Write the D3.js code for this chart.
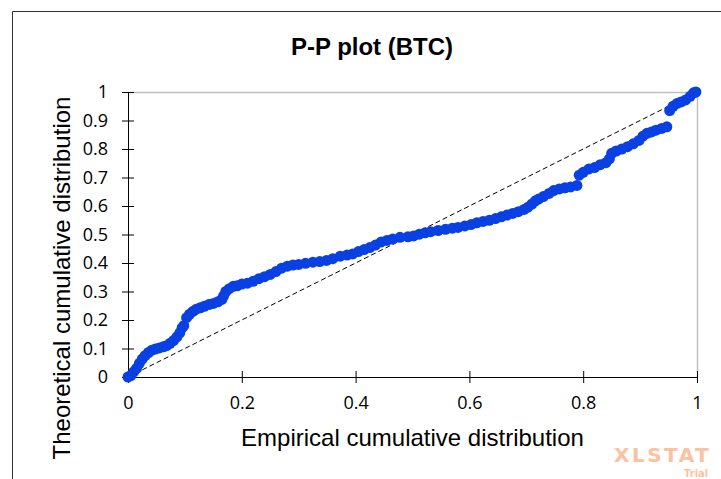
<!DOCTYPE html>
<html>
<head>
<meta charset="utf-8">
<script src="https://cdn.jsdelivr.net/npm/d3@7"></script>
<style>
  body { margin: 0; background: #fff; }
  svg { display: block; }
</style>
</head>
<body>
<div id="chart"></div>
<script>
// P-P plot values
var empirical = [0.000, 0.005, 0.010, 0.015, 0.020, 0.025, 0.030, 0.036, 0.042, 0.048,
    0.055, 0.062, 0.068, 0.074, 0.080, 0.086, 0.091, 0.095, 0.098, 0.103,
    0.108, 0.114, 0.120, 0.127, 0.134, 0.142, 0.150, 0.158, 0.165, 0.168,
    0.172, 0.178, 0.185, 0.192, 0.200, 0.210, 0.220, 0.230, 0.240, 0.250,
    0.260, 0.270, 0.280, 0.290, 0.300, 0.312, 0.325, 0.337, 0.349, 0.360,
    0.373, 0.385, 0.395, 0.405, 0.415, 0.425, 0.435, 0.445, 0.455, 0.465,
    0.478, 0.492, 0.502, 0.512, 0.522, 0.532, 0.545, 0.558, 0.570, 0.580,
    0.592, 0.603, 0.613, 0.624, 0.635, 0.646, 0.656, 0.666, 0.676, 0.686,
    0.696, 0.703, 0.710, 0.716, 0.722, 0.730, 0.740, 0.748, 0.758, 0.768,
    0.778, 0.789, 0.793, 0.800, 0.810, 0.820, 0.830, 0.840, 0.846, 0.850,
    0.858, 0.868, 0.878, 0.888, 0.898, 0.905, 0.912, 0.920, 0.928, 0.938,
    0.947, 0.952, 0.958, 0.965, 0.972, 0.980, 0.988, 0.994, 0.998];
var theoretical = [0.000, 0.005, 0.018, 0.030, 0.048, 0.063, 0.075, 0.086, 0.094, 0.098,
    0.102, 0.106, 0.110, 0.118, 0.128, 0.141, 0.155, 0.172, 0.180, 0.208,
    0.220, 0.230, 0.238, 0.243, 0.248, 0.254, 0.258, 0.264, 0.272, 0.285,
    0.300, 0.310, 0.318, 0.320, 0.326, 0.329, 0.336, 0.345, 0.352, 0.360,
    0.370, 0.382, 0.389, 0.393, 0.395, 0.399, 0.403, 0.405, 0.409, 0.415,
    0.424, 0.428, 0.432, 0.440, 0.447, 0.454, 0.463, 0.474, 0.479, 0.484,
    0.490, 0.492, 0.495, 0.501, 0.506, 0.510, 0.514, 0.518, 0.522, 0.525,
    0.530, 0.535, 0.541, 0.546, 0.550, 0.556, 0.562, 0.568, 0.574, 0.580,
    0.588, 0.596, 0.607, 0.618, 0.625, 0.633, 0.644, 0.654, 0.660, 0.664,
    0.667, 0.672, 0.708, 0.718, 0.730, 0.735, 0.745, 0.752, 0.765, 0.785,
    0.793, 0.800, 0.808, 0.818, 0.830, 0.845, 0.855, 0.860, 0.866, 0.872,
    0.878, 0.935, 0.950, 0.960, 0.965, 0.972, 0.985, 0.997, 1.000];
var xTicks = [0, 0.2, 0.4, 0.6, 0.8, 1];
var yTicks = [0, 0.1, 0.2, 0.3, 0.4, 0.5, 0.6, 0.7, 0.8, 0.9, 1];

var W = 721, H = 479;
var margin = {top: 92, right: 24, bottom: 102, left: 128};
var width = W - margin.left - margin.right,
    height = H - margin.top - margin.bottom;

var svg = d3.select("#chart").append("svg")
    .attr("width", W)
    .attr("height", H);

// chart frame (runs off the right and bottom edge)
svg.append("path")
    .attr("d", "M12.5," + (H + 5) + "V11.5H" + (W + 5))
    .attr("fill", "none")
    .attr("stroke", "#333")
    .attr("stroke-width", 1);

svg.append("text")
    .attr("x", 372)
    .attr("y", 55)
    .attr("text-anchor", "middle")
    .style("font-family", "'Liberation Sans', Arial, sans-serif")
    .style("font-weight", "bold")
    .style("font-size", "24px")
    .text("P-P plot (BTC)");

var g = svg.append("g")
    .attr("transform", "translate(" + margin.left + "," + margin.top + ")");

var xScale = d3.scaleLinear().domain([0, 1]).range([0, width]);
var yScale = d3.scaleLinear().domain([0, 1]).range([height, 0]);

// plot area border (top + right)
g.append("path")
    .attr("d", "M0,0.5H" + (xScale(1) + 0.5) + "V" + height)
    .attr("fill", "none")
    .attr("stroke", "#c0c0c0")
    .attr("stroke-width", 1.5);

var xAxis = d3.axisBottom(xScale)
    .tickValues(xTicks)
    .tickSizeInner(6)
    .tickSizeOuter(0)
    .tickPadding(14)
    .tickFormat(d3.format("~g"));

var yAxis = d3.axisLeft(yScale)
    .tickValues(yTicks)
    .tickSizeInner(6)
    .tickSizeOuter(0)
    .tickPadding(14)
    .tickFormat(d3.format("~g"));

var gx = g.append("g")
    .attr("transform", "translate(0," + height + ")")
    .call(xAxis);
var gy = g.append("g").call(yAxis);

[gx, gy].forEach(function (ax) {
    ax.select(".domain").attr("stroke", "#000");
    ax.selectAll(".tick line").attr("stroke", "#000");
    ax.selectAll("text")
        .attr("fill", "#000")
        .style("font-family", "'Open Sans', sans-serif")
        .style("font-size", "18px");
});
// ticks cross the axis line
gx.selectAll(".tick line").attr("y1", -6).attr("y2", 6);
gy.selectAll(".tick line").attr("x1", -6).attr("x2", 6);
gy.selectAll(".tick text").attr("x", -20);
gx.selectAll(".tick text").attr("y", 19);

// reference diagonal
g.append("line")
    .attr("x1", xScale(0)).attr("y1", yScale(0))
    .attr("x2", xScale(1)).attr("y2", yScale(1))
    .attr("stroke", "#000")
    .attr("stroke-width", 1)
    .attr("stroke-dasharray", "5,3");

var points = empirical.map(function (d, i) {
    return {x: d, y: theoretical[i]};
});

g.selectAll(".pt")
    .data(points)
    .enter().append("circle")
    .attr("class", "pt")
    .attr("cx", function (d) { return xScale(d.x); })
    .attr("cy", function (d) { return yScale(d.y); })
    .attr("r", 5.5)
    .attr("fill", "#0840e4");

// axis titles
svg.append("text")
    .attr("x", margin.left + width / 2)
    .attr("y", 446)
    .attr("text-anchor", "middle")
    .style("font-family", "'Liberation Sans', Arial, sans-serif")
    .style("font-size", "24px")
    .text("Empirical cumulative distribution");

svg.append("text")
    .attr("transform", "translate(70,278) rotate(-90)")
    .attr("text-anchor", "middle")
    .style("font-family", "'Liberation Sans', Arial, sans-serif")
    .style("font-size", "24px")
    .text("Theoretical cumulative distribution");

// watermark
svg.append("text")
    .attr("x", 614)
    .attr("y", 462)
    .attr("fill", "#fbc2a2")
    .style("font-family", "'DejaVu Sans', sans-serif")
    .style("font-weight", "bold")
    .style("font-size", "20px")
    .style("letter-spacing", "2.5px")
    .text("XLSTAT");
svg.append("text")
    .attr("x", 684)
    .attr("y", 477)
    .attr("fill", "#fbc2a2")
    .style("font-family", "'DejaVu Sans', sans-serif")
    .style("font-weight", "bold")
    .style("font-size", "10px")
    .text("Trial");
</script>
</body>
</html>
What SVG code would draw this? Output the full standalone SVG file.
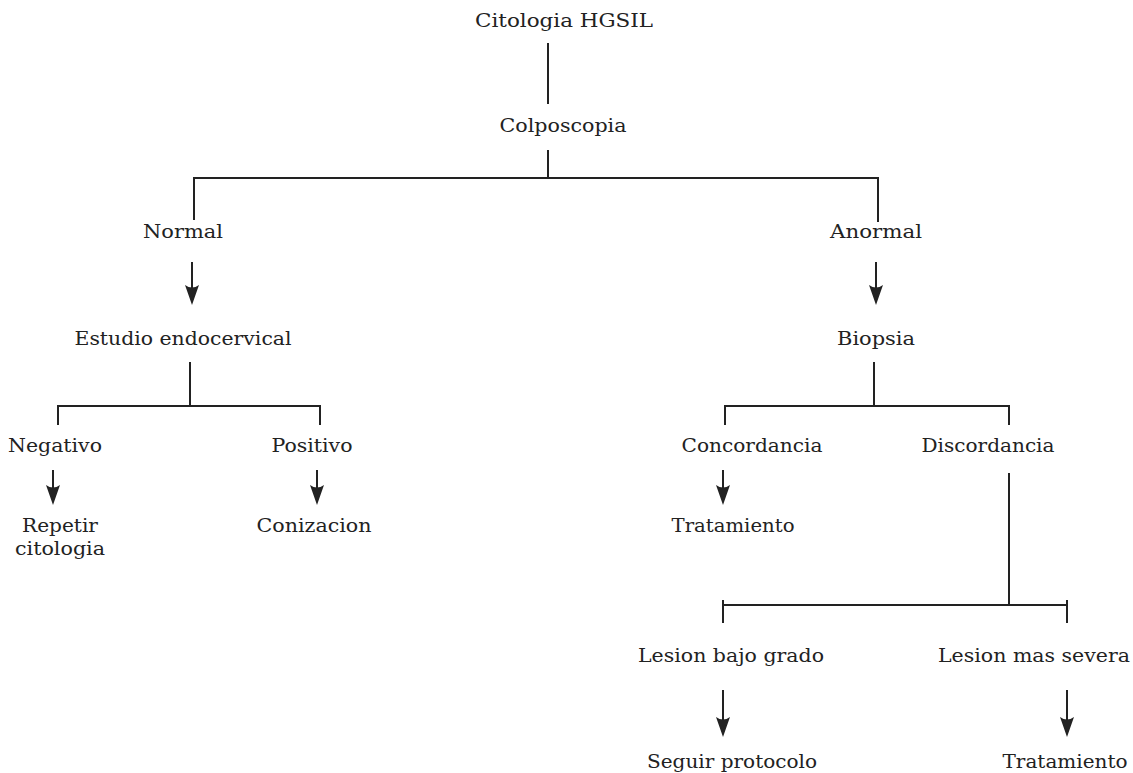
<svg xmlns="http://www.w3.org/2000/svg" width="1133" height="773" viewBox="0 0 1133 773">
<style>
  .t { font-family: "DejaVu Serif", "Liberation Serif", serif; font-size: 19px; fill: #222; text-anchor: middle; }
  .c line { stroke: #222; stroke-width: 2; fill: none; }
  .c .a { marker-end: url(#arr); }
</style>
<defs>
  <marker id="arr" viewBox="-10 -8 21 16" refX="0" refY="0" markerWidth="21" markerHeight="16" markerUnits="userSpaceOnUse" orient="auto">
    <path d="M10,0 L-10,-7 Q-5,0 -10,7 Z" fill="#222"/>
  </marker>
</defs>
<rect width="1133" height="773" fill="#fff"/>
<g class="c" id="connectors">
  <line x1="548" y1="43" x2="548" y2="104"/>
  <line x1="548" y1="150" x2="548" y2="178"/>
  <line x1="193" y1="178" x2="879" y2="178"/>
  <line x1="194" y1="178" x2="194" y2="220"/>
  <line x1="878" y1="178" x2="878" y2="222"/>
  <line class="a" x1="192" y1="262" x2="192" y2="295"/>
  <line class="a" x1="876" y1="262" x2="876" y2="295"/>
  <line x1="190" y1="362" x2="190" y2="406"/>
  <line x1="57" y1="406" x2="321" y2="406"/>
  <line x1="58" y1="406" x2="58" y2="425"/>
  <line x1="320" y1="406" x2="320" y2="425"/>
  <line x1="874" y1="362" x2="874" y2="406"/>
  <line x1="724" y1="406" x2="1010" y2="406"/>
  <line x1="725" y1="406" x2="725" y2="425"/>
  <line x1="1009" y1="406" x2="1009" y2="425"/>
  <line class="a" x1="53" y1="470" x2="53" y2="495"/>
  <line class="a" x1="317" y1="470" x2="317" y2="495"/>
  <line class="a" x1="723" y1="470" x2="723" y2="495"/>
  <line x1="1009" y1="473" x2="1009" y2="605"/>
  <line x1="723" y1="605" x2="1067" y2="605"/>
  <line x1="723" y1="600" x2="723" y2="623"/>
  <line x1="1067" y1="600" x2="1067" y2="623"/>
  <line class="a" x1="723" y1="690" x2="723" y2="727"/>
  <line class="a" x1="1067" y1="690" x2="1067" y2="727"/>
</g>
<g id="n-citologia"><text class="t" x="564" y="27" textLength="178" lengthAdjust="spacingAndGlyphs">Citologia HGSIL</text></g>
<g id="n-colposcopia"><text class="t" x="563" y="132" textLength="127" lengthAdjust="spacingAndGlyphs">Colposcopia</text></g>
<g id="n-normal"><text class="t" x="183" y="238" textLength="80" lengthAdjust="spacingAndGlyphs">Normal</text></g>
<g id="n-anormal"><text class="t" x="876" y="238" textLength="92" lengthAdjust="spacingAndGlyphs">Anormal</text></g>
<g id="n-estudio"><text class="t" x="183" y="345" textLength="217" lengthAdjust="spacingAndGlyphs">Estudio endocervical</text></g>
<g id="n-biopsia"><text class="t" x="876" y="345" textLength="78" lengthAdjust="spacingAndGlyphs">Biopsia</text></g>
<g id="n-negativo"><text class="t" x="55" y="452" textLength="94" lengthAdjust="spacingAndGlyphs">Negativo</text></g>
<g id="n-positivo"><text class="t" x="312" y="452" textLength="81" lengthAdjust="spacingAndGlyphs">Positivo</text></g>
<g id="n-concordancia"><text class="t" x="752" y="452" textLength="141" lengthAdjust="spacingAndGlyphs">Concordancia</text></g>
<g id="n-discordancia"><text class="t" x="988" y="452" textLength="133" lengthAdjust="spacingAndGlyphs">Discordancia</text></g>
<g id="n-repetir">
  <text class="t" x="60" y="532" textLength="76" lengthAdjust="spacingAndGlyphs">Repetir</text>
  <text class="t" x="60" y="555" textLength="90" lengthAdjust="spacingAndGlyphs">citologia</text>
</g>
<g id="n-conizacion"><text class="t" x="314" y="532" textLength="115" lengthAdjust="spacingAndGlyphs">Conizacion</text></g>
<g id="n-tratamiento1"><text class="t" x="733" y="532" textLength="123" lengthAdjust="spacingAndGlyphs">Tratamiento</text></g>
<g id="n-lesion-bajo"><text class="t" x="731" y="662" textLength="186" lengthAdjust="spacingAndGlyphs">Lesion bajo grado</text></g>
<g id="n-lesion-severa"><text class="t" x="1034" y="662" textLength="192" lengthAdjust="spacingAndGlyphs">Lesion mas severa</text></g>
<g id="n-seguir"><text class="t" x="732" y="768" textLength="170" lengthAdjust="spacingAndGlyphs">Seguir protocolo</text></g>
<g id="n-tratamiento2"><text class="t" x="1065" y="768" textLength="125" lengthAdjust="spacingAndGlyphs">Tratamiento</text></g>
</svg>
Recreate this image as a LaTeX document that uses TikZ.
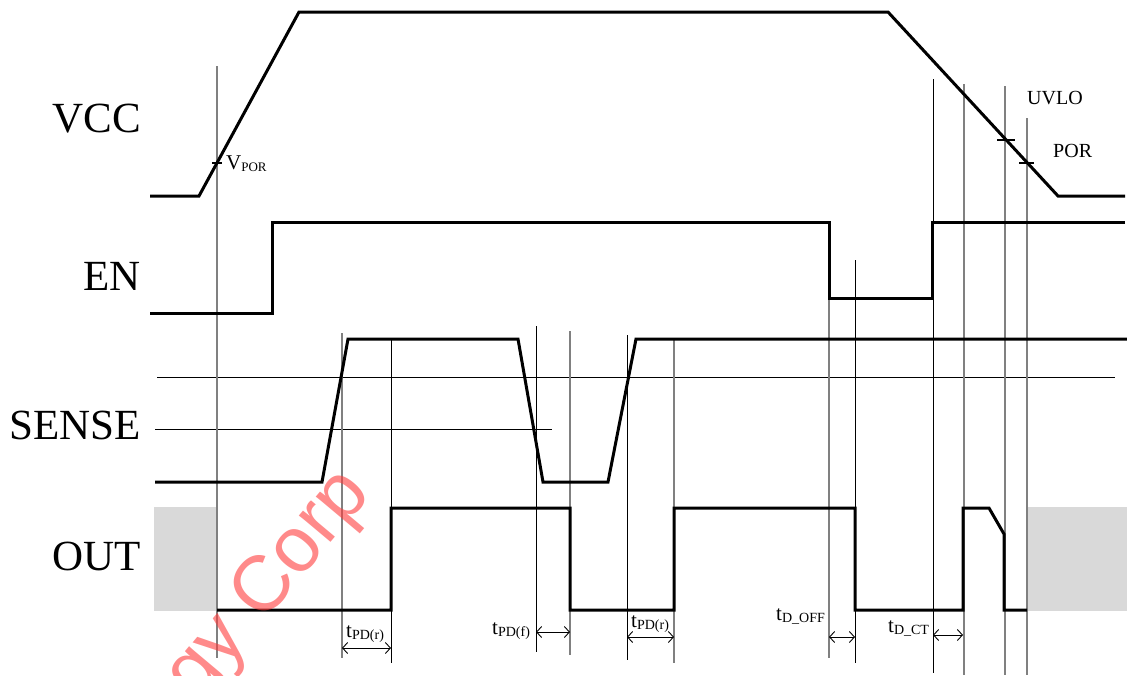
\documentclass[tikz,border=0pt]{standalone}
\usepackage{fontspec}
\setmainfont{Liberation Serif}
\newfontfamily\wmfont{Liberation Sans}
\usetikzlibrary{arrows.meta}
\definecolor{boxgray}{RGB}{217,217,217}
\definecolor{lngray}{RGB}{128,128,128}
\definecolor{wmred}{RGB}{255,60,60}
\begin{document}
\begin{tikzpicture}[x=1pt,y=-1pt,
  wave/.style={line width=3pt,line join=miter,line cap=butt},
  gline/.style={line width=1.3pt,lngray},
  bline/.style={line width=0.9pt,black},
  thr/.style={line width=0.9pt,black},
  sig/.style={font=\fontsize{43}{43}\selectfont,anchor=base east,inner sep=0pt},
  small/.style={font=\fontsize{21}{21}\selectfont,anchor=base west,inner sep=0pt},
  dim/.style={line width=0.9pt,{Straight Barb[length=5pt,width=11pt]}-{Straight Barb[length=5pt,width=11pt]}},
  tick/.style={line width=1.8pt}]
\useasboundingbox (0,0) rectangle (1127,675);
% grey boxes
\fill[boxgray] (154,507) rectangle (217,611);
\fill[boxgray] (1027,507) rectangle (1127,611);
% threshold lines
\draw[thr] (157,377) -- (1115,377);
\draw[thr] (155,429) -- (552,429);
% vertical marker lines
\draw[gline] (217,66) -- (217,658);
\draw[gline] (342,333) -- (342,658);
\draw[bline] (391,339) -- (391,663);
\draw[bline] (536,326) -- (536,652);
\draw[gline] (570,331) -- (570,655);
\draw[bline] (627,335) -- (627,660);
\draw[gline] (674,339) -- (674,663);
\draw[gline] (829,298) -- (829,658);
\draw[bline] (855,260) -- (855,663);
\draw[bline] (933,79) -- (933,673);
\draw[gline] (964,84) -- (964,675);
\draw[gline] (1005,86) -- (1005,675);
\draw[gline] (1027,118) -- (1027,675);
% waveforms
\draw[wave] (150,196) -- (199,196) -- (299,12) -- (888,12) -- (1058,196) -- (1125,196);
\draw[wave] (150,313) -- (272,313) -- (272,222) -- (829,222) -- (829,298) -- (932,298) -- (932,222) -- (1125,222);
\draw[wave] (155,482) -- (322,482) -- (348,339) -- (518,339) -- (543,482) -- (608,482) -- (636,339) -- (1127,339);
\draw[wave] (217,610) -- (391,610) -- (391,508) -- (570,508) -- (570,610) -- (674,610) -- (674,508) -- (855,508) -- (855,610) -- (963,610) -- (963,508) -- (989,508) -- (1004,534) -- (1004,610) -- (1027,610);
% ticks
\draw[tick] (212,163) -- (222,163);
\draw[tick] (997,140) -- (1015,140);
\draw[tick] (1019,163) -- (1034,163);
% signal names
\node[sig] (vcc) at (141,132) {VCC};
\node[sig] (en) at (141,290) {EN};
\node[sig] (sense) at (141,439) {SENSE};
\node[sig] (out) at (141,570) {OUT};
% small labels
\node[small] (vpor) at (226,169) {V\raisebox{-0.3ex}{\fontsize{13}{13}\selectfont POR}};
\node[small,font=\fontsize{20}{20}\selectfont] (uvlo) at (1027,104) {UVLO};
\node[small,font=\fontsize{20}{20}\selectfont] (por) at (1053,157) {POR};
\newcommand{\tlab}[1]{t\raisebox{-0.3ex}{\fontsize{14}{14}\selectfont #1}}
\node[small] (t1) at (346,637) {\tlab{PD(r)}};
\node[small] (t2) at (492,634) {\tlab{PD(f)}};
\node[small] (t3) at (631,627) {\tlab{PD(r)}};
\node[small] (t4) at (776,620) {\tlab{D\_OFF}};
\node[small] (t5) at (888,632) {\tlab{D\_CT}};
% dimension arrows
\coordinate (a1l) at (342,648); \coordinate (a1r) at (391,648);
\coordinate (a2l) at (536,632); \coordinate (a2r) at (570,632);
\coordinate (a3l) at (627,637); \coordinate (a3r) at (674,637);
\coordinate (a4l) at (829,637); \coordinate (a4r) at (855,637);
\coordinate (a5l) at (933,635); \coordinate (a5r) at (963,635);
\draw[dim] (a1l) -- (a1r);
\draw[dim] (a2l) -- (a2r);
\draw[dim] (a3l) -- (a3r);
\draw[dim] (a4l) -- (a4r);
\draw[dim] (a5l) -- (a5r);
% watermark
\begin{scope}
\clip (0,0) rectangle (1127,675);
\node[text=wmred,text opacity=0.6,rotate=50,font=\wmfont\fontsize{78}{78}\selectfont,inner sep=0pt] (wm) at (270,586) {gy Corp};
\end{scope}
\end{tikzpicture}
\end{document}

▶ Exercise brief
Locate and copy each line in the data above that includes the word "code".

▶ Answer to the problem
Write the D3.js code for this chart.
What SVG code would draw this? Output the full standalone SVG file.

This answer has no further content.